On the other hand, Morneau is coming off selfish. Moving in the fences may help him, but few others. I love watching Morneau play baseball, don’t get me wrong, but I disagree with his argument. At the very least, I disagree he went public with his complaint.
– You could still be in the Metrodome. After years and years of trying to get a real ballpark, the Twins finally build one of the most beautiful parks in the country and its first season is concluded with complaints. C’mon, Justin, be happy you’re playing under the sun on real grass and your locker isn’t the size of a broom closet.
– Most of the time, the Twins are a small-ball team. The 2010 Twins were an anomaly compared to most of the teams in the last decade. With the help from Morneau, Jason Kubel, Michael Cuddyer, Delmon Young, Danny Valencia, Joe Mauer and Jim Thome, the 2010 Twins played very little small ball. In fact, they were second-to-last in the American League in stolen bases (68). The Twins won’t be playing this kind of baseball forever. The 2001 through 2008 Twins would have thrived even more at Target Field.
– Home runs are overrated. Home runs are like a big plate of pancakes. They tasted delicious back in the late nineties when records were being broken every year, but after consuming them for so long, fans are getting sick of them. I’m no exception:
– Sluggers have been spoiled by small ballparks for too long. Almost every team in the majors has gotten a new ballpark in the last 20 years. Very few of them are considered pitchers parks. The exceptions might be Petco Park, Citi Field, Safeco Field and Target Field. Comerica Park in Detroit was a perfect pitchers and triples paradise before management decided to move the fences in after the 2002 season (the left-center field wall currently stands 370 feet from home plate – it used to be 395). If Target Field is a pitcher’s park, then it distinguishes itself from the other parks all the more. If the fences are moved in, it’s that much more similar to the majority.
– I don’t hear any pitchers complaining. What happens when the fences are moved in? Will the Twins hitters make up the difference in home runs the pitchers give up? The pitchers need to keep the ball in the park and Target Field fits this purpose. The majority of Twins are pitch-to-contact pitchers so the club needs a park that will keep the ball within its dimensions.
The best home run hitters normally aren’t swinging for home runs – they come naturally. If hitters are worried about not being able to hit a home run at Target Field, then don’t try. Aim for the gaps, doubles are more exciting anyway (https://tripleinthegap.wordpress.com/2010/08/05/tris-speaker-earl-webbs-records-can-be-broken/).

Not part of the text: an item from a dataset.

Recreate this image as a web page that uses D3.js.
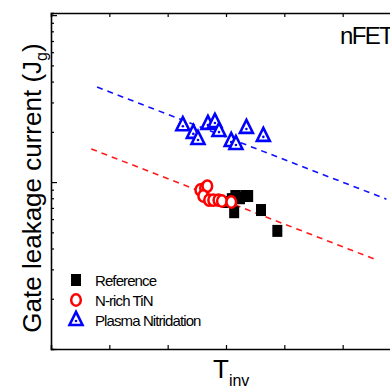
<!DOCTYPE html>
<meta charset="utf-8">
<script src="https://d3js.org/d3.v7.min.js"></script>
<html>
<head>
<style>
  body { margin: 0; background: #fff; }
  svg { font-family: Arial, "Liberation Sans", sans-serif; }
</style>
</head>
<body>
<div id="chart"></div>
<script>
// data (x in tick units, y in decades above the bottom line)
var refX = [3.02, 3.10, 3.16, 3.24, 3.14, 3.33, 3.38, 3.60, 3.88];
var refY = [7.6, 7.9, 8.25, 8.0, 6.6, 8.25, 8.25, 6.8, 5.1];

var tinX = [2.56, 2.64, 2.68, 2.61, 2.71, 2.78, 2.87, 2.93, 3.09];
var tinY = [8.96, 9.2, 9.46, 8.25, 7.8, 7.8, 7.8, 7.7, 7.6];

var plasmaX = [2.26, 2.44, 2.52, 2.69, 2.81, 2.88, 3.09, 3.17, 3.35, 3.64];
var plasmaY = [21.9, 19.7, 18.1, 22.3, 22.9, 20.2, 17.6, 16.9, 21.1, 18.9];

// dashed guide lines, end points
var plasmaFitX = [0.79, 5.75];
var plasmaFitY = [37.1, 7.9];
var tinFitX = [0.69, 5.55];
var tinFitY = [15.8, 3.45];

var xTicks = [1, 2, 3, 4, 5];
var legendLabels = ["Reference", "N-rich TiN", "Plasma Nitridation"];

var width = 390, height = 390;
var margin = {top: 13, left: 51, bottom: 349, right: 401};

var svg = d3.select("#chart")
  .append("svg")
    .attr("width", width)
    .attr("height", height);

var x = d3.scaleLinear().domain([0, 6]).range([margin.left, margin.right]);
var y = d3.scaleLog().domain([1, 103]).range([margin.bottom, margin.top]);

// log ticks: majors at decades, minors in between
var yTicks = [];
[1, 10].forEach(function(d) {
  for (var k = 1; k <= 9; k++) yTicks.push(d * k);
});
yTicks.push(100);

function isMajor(v) { return Math.abs(Math.log10(v) - Math.round(Math.log10(v))) < 1e-6; }

var plot = svg.append("g");

// axes, ticks pointing inward
plot.append("g")
  .attr("transform", "translate(0," + margin.bottom + ")")
  .call(d3.axisBottom(x).tickValues(xTicks).tickSize(-4).tickFormat(""));
plot.append("g")
  .attr("transform", "translate(0," + margin.top + ")")
  .call(d3.axisTop(x).tickValues(xTicks).tickSize(-4).tickFormat(""));

var yAxis = plot.append("g")
  .attr("transform", "translate(" + margin.left + ",0)")
  .call(d3.axisLeft(y).tickValues(yTicks).tickSize(-3).tickFormat(""));
yAxis.selectAll(".tick line")
  .attr("x2", function(d) { return isMajor(d) ? 6 : 3; });

plot.append("g")
  .attr("transform", "translate(" + margin.right + ",0)")
  .call(d3.axisRight(y).tickValues(yTicks).tickSize(-3).tickFormat(""));

plot.selectAll(".domain")
  .attr("stroke", "#000")
  .attr("stroke-width", 1.6);
plot.selectAll(".tick line")
  .attr("stroke", "#000")
  .attr("stroke-width", 1.2);

// dashed trend lines
var line = d3.line()
  .x(function(d) { return x(d[0]); })
  .y(function(d) { return y(d[1]); });

svg.append("path")
  .datum(d3.zip(plasmaFitX, plasmaFitY))
  .attr("d", line)
  .attr("fill", "none")
  .attr("stroke", "#1010ff")
  .attr("stroke-width", 1.6)
  .attr("stroke-dasharray", "6,5");

svg.append("path")
  .datum(d3.zip(tinFitX, tinFitY))
  .attr("d", line)
  .attr("fill", "none")
  .attr("stroke", "#ff1a1a")
  .attr("stroke-width", 1.6)
  .attr("stroke-dasharray", "6,5");

// markers
function drawSquare(g, cx, cy) {
  g.append("rect")
    .attr("x", cx - 5).attr("y", cy - 6)
    .attr("width", 10).attr("height", 12)
    .attr("fill", "#000");
}
function drawCircle(g, cx, cy) {
  g.append("ellipse")
    .attr("cx", cx).attr("cy", cy)
    .attr("rx", 4.8).attr("ry", 5.7)
    .attr("fill", "#fff")
    .attr("stroke", "#ff0000")
    .attr("stroke-width", 2.5);
}
function drawTriangle(g, cx, cy) {
  var w = 13, h = 13;
  g.append("path")
    .attr("d", "M" + cx + "," + (cy - h * 0.62) +
               "L" + (cx + w / 2) + "," + (cy + h * 0.38) +
               "L" + (cx - w / 2) + "," + (cy + h * 0.38) + "Z")
    .attr("fill", "#fff")
    .attr("stroke", "#0000ff")
    .attr("stroke-width", 2.6)
    .attr("stroke-linejoin", "miter");
  g.append("circle")
    .attr("cx", cx).attr("cy", cy + 1)
    .attr("r", 1.3)
    .attr("fill", "#0000ff");
}

var marks = svg.append("g");
refX.forEach(function(d, i) { drawSquare(marks, x(d), y(refY[i])); });
tinX.forEach(function(d, i) { drawCircle(marks, x(d), y(tinY[i])); });
plasmaX.forEach(function(d, i) { drawTriangle(marks, x(d), y(plasmaY[i])); });

// legend
var legend = svg.append("g").attr("transform", "translate(76,280)");
var drawers = [drawSquare, drawCircle, drawTriangle];
legendLabels.forEach(function(label, i) {
  drawers[i](legend, 0, i * 20);
  legend.append("text")
    .attr("x", 19)
    .attr("y", i * 20 + 5.5)
    .attr("font-size", 15)
    .attr("letter-spacing", "-0.9px")
    .attr("fill", "#000")
    .text(label);
});

// nFET label
svg.append("text")
  .attr("x", 340)
  .attr("y", 44)
  .attr("font-size", 24)
  .attr("letter-spacing", "-1.6px")
  .text("nFET");

// axis titles
var yLabel = svg.append("text")
  .attr("transform", "translate(41,188) rotate(-90)")
  .attr("text-anchor", "middle")
  .attr("font-size", 26);
yLabel.append("tspan").text("Gate leakage current (J");
yLabel.append("tspan").attr("font-size", 16).attr("dy", 6).text("g");
yLabel.append("tspan").attr("dy", -6).text(")");

var xLabel = svg.append("text")
  .attr("x", 213)
  .attr("y", 378)
  .attr("font-size", 26);
xLabel.append("tspan").text("T");
xLabel.append("tspan").attr("font-size", 16).attr("dy", 8).text("inv");
</script>
</body>
</html>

The Twins were 53-28 at home – the best in the American League. How could the Twins be so good at home when they can’t hit home runs there? The answer is simple: home runs aren’t needed to win ball games and this is the main reason Morneau is wrong. The Twins numbers at home (.282 AVG, .354 OBP, .422 SLG, .776 OPS) were much better than on the road (.265, .328, .421, .750). Minnesota’s offense produced more runs, RBI, doubles, triples, walks and had less strikeouts at home.
As for the pitching splits, the numbers are far more skewed. On the road, Minnesota pitchers had a 4.39 earned run average to go with a 1.32 WHIP (walks and hits per innings pitched). At Target Field the pitchers’ ERA was 3.53 and their WHIP stood at 1.27.
So, to sum things up, Mr. Morneau, the Twins score more runs and allow much less at Target Field. Why on earth should the Twins mess with this formula?